医師免許を持ち、大学教授でもある探検家の関野吉晴。彼が、教え子たちと共に人類のルーツを探る一つの方法として、道具も材料もすべて、自然から手に入れられる素材だけを利用してカヌー作りに挑む姿を追ったドキュメンタリー。自分たちの手で、一からすべてを作り上げていく中で、若者たちは様々なことを学んでいく。
ストーリー
アフリカから南米まで、人類拡散のルートを自らの腕力と脚力だけで逆行踏破し、数々の出会いと別れを繰り返しながら自身の目で世界の今を見つめてきた探検家、関野吉晴。武蔵野美術大学で教鞭をとる関野はある日、教え子たちにこう呼びかけた。“自然から直接採取した材料だけで、手作りのカヌーを作ろう”。壮大な計画にそれぞれの夢を重ねた若者たちが集まってきた。2008年5月、千葉県の九十九里海岸でカヌー作りは第一歩を踏み出す。まず取り掛かったのは、120kgの砂鉄集め。それは、木を切り倒す鉄斧を作るための準備作業に過ぎなかった。同時にこれが、古代から伝わる素材や伝統技術を巡る、果てしないものづくりの旅の幕開けとなった。

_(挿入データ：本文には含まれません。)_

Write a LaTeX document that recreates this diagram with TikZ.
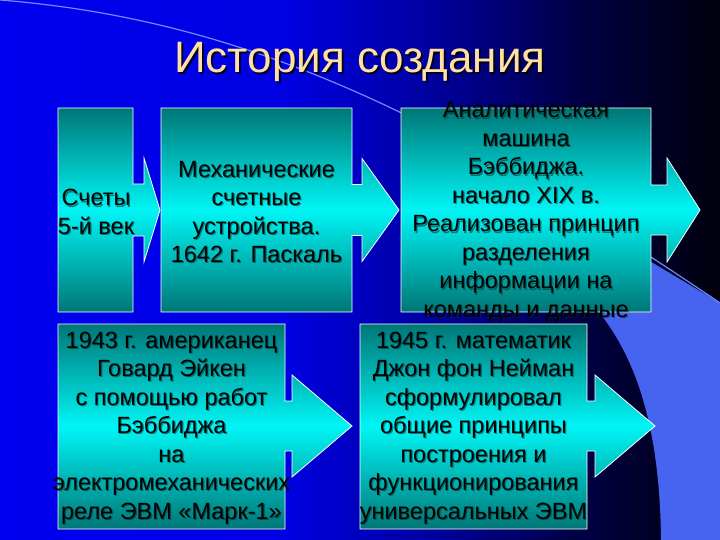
\documentclass[tikz,border=0pt]{standalone}
\usepackage{fontspec}
\setmainfont{Liberation Sans}
\usetikzlibrary{positioning}

\definecolor{panelblue}{RGB}{70,100,240}
\definecolor{arcline}{RGB}{110,140,255}
\definecolor{tealdark}{RGB}{0,118,118}
\definecolor{tealbright}{RGB}{0,245,245}
\definecolor{titlecream}{RGB}{255,224,160}
\definecolor{txtshadow}{RGB}{0,45,45}

\pgfdeclarehorizontalshading{slidebg}{100bp}{rgb(0bp)=(0,0,0.94); rgb(25bp)=(0,0,0.94); rgb(45bp)=(0,0,0.88); rgb(55bp)=(0,0,0.62); rgb(65bp)=(0,0,0.27); rgb(75bp)=(0,0,0.05); rgb(100bp)=(0,0,0.05)}

% box with arrow: left, top, right, bottom, head base, tip, shaft half, head half, centre y
\newcommand{\arrowbox}[9]{%
  \shadedraw[stagebox] ({#1},{#2}) -- ({#3},{#2}) -- ({#3},{#9-#7}) -- ({#5},{#9-#7}) -- ({#5},{#9-#8}) -- ({#6},{#9}) -- ({#5},{#9+#8}) -- ({#5},{#9+#7}) -- ({#3},{#9+#7}) -- ({#3},{#4}) -- ({#1},{#4}) -- cycle;}

\newcommand{\boxlabel}[3]{%
  \node[txt, text=txtshadow, opacity=0.55] (#1-sh) at ([shift={(1.2,1.2)}]#2) {#3};
  \node[txt] (#1) at (#2) {#3};}

\begin{document}
\begin{tikzpicture}[x=1pt, y=-1pt,
  stagebox/.style={draw=white, line width=0.8pt, top color=tealdark, bottom color=tealdark, middle color=tealbright},
  txt/.style={align=center, inner sep=0pt, font=\fontsize{23.5}{28.5}\selectfont},
  titletxt/.style={anchor=base, inner sep=0pt, text=titlecream, font=\fontsize{44}{50}\selectfont}]

  \useasboundingbox (0,0) rectangle (720,540);
  \shade[shading=slidebg] (0,0) rectangle (720,540);
  \fill[panelblue] (520,180) -- (653,263) -- (720,303) -- (720,540) -- (661,540) .. controls (660,450) and (645,375) .. (605,320) .. controls (580,285) and (550,225) .. cycle;
  \draw[arcline, line width=1.2pt] (0,0) .. controls (250,20) and (450,120) .. (720,303);

  \node[titletxt, text=black, opacity=0.8] (title-sh) at (362,75) {История создания};
  \node[titletxt] (title) at (360,73) {История создания};

  \arrowbox{58}{108}{133}{312}{144}{160}{26}{52}{210}
  \arrowbox{161}{108}{352}{312}{362}{399}{25.5}{51.5}{210}
  \arrowbox{401}{108}{651}{312}{667}{700}{25}{52}{210}
  \arrowbox{58}{324}{285}{529}{292}{352}{25}{51}{426}
  \arrowbox{360}{324}{587}{529}{595}{655}{25}{51}{426}

  \coordinate (c1) at (96,212);
  \coordinate (c2) at (256.5,212);
  \coordinate (c3) at (526,212);
  \coordinate (c4) at (171.5,428);
  \coordinate (c5) at (473.5,428);

  \boxlabel{abacus}{c1}{Счеты\\5-й век}
  \boxlabel{pascal}{c2}{Механические\\счетные\\устройства.\\1642 г. Паскаль}
  \boxlabel{babbage}{c3}{Аналитическая\\машина\\Бэббиджа.\\начало XIX в.\\Реализован принцип\\разделения\\информации на\\команды и данные}
  \boxlabel{aiken}{c4}{1943 г. американец\\Говард Эйкен\\с помощью работ\\Бэббиджа\\на\\электромеханических\\реле ЭВМ «Марк-1»}
  \boxlabel{neumann}{c5}{1945 г. математик\\Джон фон Нейман\\сформулировал\\общие принципы\\построения и\\функционирования\\универсальных ЭВМ}
\end{tikzpicture}
\end{document}
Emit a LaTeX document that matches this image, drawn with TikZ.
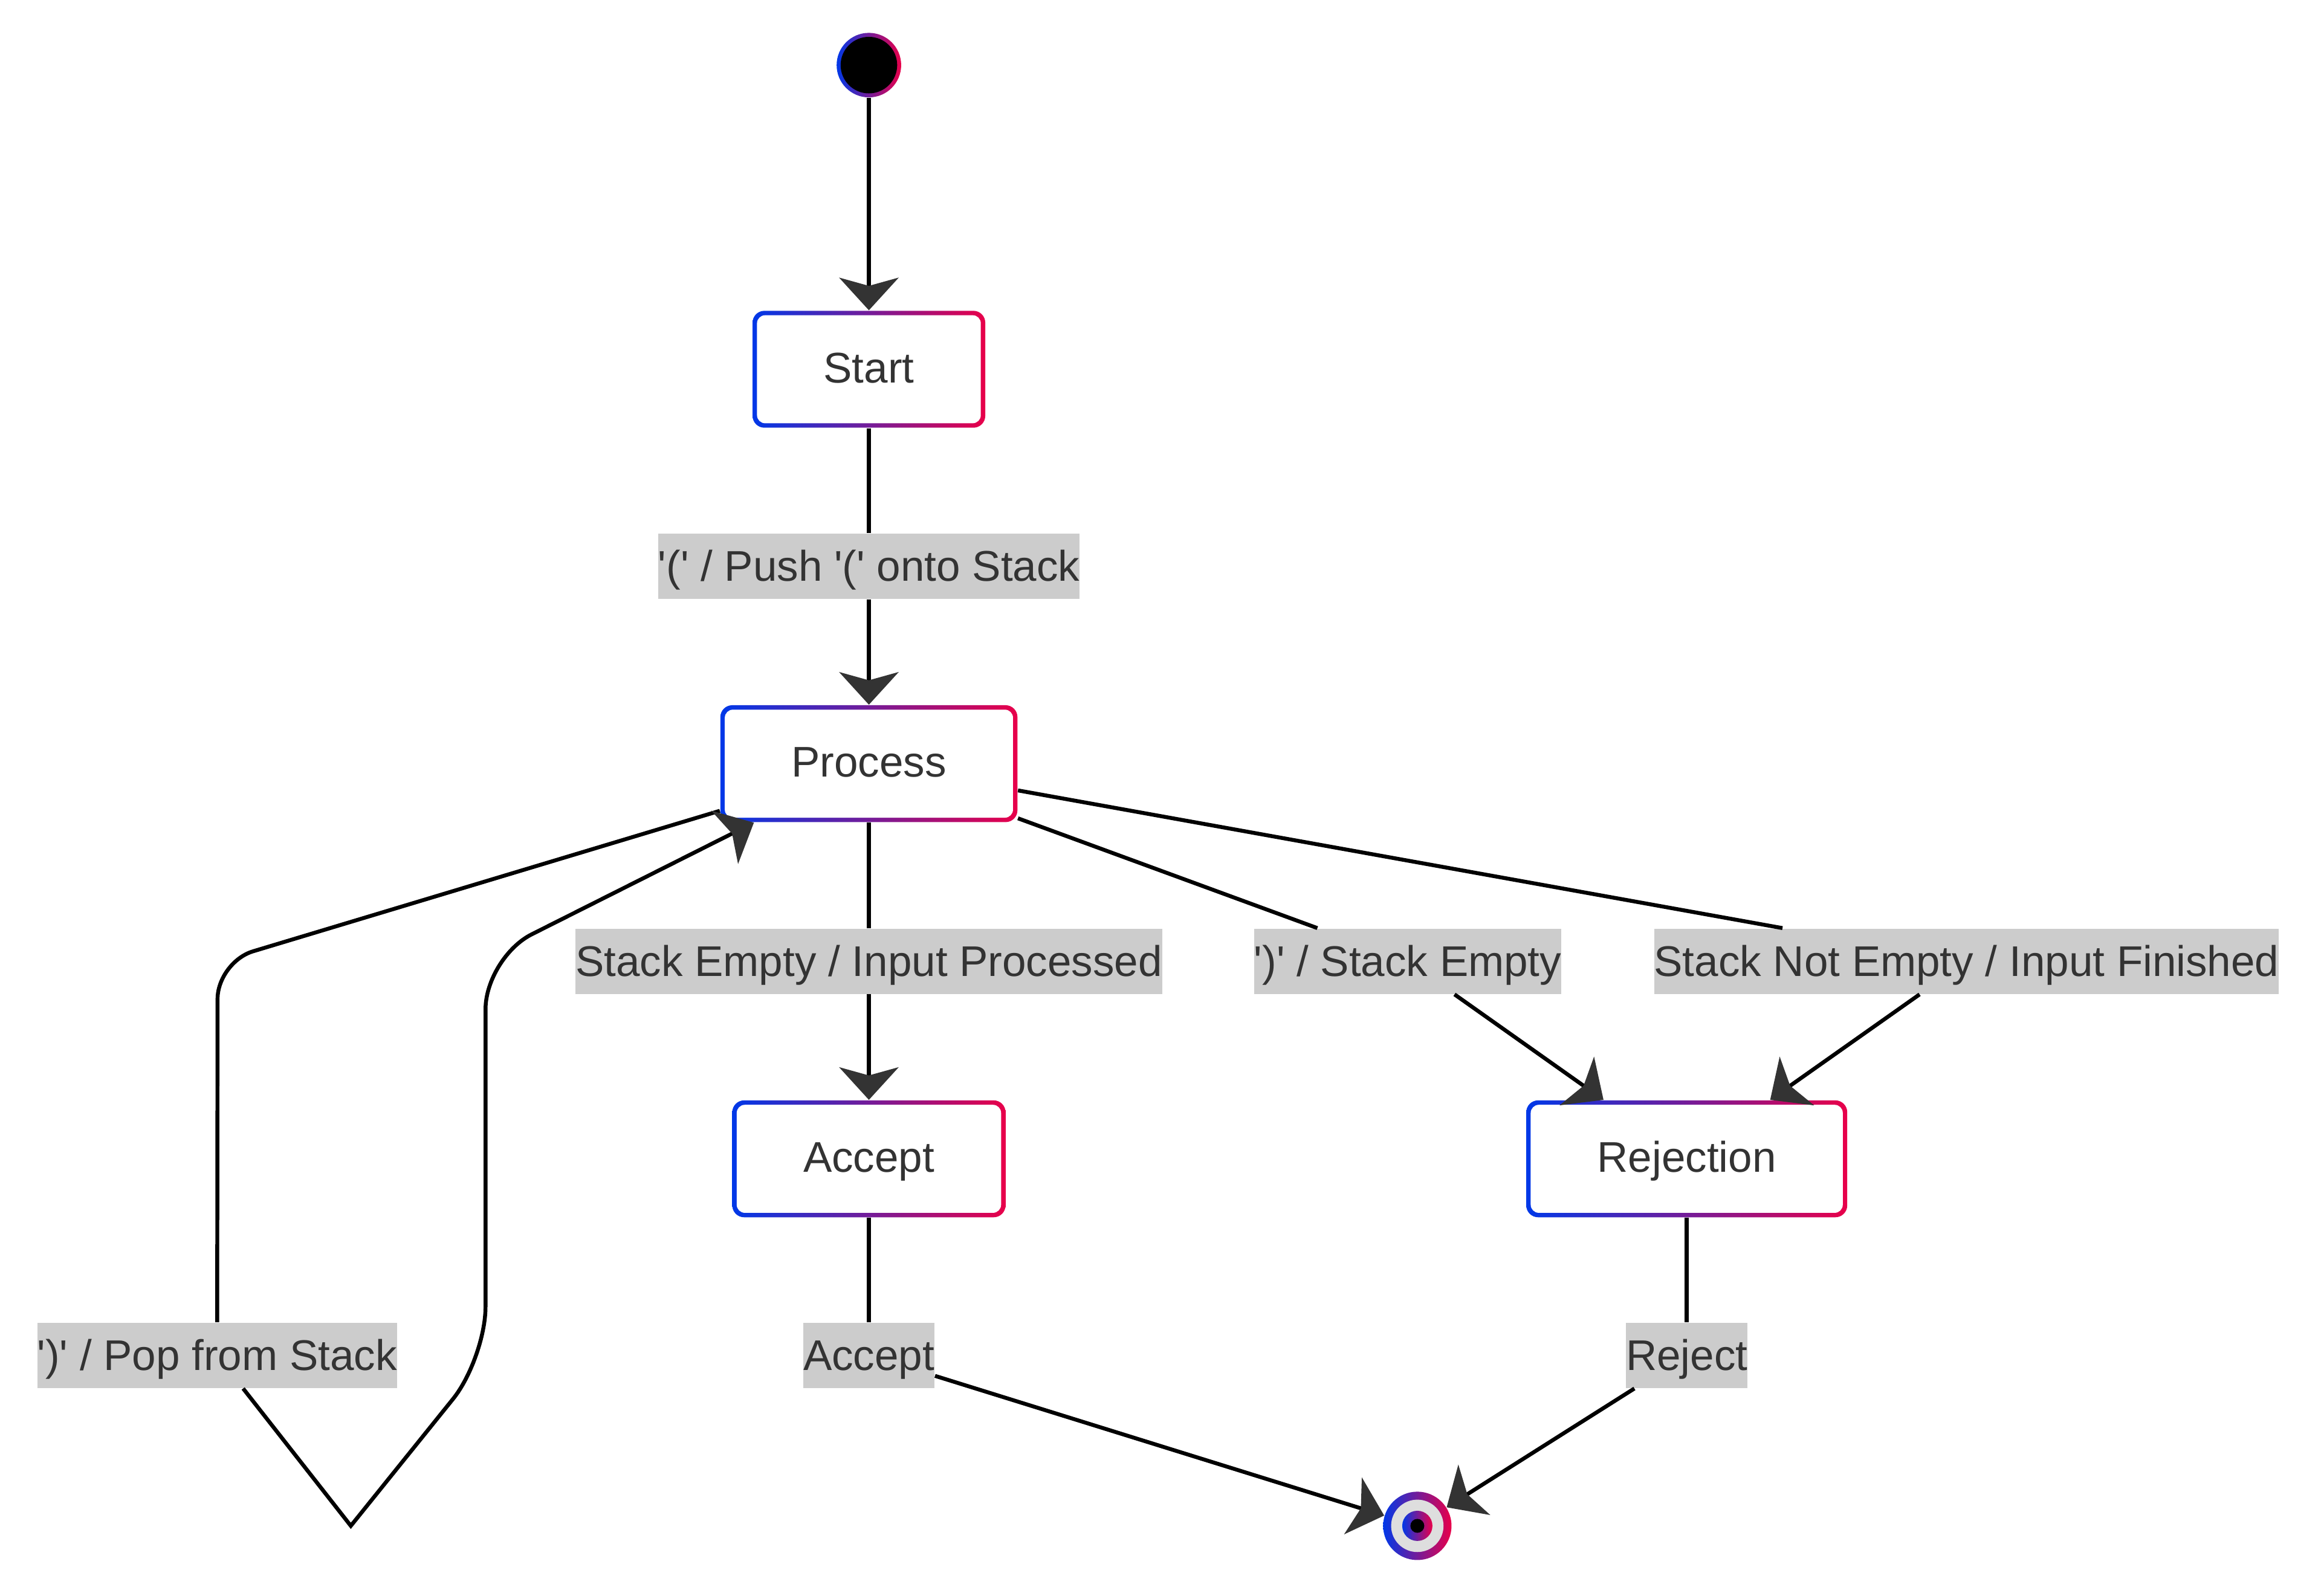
\documentclass[tikz,border=0pt]{standalone}
\usepackage{fontspec}
\setmainfont{Liberation Sans}
\usetikzlibrary{arrows.meta,positioning,shapes}
\definecolor{gradblue}{HTML}{0038E8}
\definecolor{gradred}{HTML}{E8004A}
\definecolor{txtgray}{HTML}{333333}
\definecolor{labelbg}{HTML}{CCCCCC}
\definecolor{ringgray}{HTML}{DEDEDE}
\newcommand{\sq}{\textquotesingle}

\begin{document}
\begin{tikzpicture}[x = 0.02cm, y = -0.02cm,
  every node/.style = {font=\fontsize{16.5pt}{20pt}\selectfont, text=txtgray},
  statebox/.style = {rectangle, rounded corners=0.16cm, inner xsep=0.96cm, inner ysep=0pt,
    text height=0.97cm, text depth=0.61cm, left color=gradblue, right color=gradred,
    path picture={\fill[white, rounded corners=0.11cm]
      ([shift={(0.06cm,0.06cm)}]path picture bounding box.south west) rectangle
      ([shift={(-0.06cm,-0.06cm)}]path picture bounding box.north east);}},
  initdot/.style = {circle, minimum size=0.872cm, inner sep=0pt, left color=gradblue, right color=gradred,
    path picture={\fill[black] (path picture bounding box.center) circle (0.382cm);}},
  finaldot/.style = {circle, minimum size=0.924cm, inner sep=0pt, left color=gradblue, right color=gradred,
    path picture={\fill[ringgray] (path picture bounding box.center) circle (0.354cm);
      \shade[left color=gradblue, right color=gradred] (path picture bounding box.center) circle (0.204cm);
      \fill[black] (path picture bounding box.center) circle (0.094cm);}},
  trlabel/.style = {fill=labelbg, inner xsep=0pt, inner ysep=0pt, text height=0.645cm, text depth=0.237cm},
  link/.style = {draw=black, line width=1.5pt},
  arrowlink/.style = {link, -{Stealth[length=0.44cm, width=0.8cm, inset=0.11cm, color=txtgray]}}]
\useasboundingbox (0,0) rectangle (1568,1078);

\node[initdot] (entry) at (587,44) {};
\node[statebox] (start) at (587,249.5) {Start};
\node[statebox] (process) at (587,516) {Process};
\node[statebox] (accept) at (587,783) {Accept};
\node[statebox] (rejection) at (1139.5,783) {Rejection};
\node[finaldot] (exit) at (957.5,1031) {};

\node[trlabel] (lpush) at (587,382.5) {\sq(\sq{} / Push \sq(\sq{} onto Stack};
\node[trlabel] (lempty) at (587,649.5) {Stack Empty / Input Processed};
\node[trlabel] (lclose) at (951,649.5) {\sq)\sq{} / Stack Empty};
\node[trlabel] (lnotempty) at (1328.5,649.5) {Stack Not Empty / Input Finished};
\node[trlabel] (lpop) at (146.7,915.8) {\sq)\sq{} / Pop from Stack};
\node[trlabel] (laccept) at (587,915.8) {Accept};
\node[trlabel] (lreject) at (1139.5,915.8) {Reject};

\coordinate (loopa) at (147,650);
\coordinate (loopb) at (237,1031);
\coordinate (loopc) at (328,918);
\coordinate (loopd) at (328,647);

\draw[arrowlink] (entry) -- (start);
\draw[link] (start) -- (lpush);
\draw[arrowlink] (lpush) -- (process);
\draw[link] (process) -- (lempty);
\draw[arrowlink] (lempty) -- (accept);
\draw[link] (process) -- (lclose);
\draw[arrowlink] (lclose) -- (rejection);
\draw[link] (process) -- (lnotempty);
\draw[arrowlink] (lnotempty) -- (rejection);
\draw[link, rounded corners=0.5cm] ([yshift=0.16cm]process.south west) -- (loopa) -- (lpop);
\draw[arrowlink] (lpop) -- (loopb) [rounded corners=0.7cm] -- (loopc) -- (loopd) -- ([xshift=0.46cm]process.south west);
\draw[link] (accept) -- (laccept);
\draw[arrowlink] (laccept) -- (exit);
\draw[link] (rejection) -- (lreject);
\draw[arrowlink] (lreject) -- (exit);
\end{tikzpicture}
\end{document}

鉄器、縄、保存食、そしてカヌー。航海に必要な四つの条件を満たすべく、若者たちは日本とインドネシアを奔走する。僕らが手にしたものは何だろう。それと引き換えに失ってきたものとは。“つくる”ことを通して得られる幾多の気づき。カメラは現在と未来を模索する若者たちの奮闘を追う。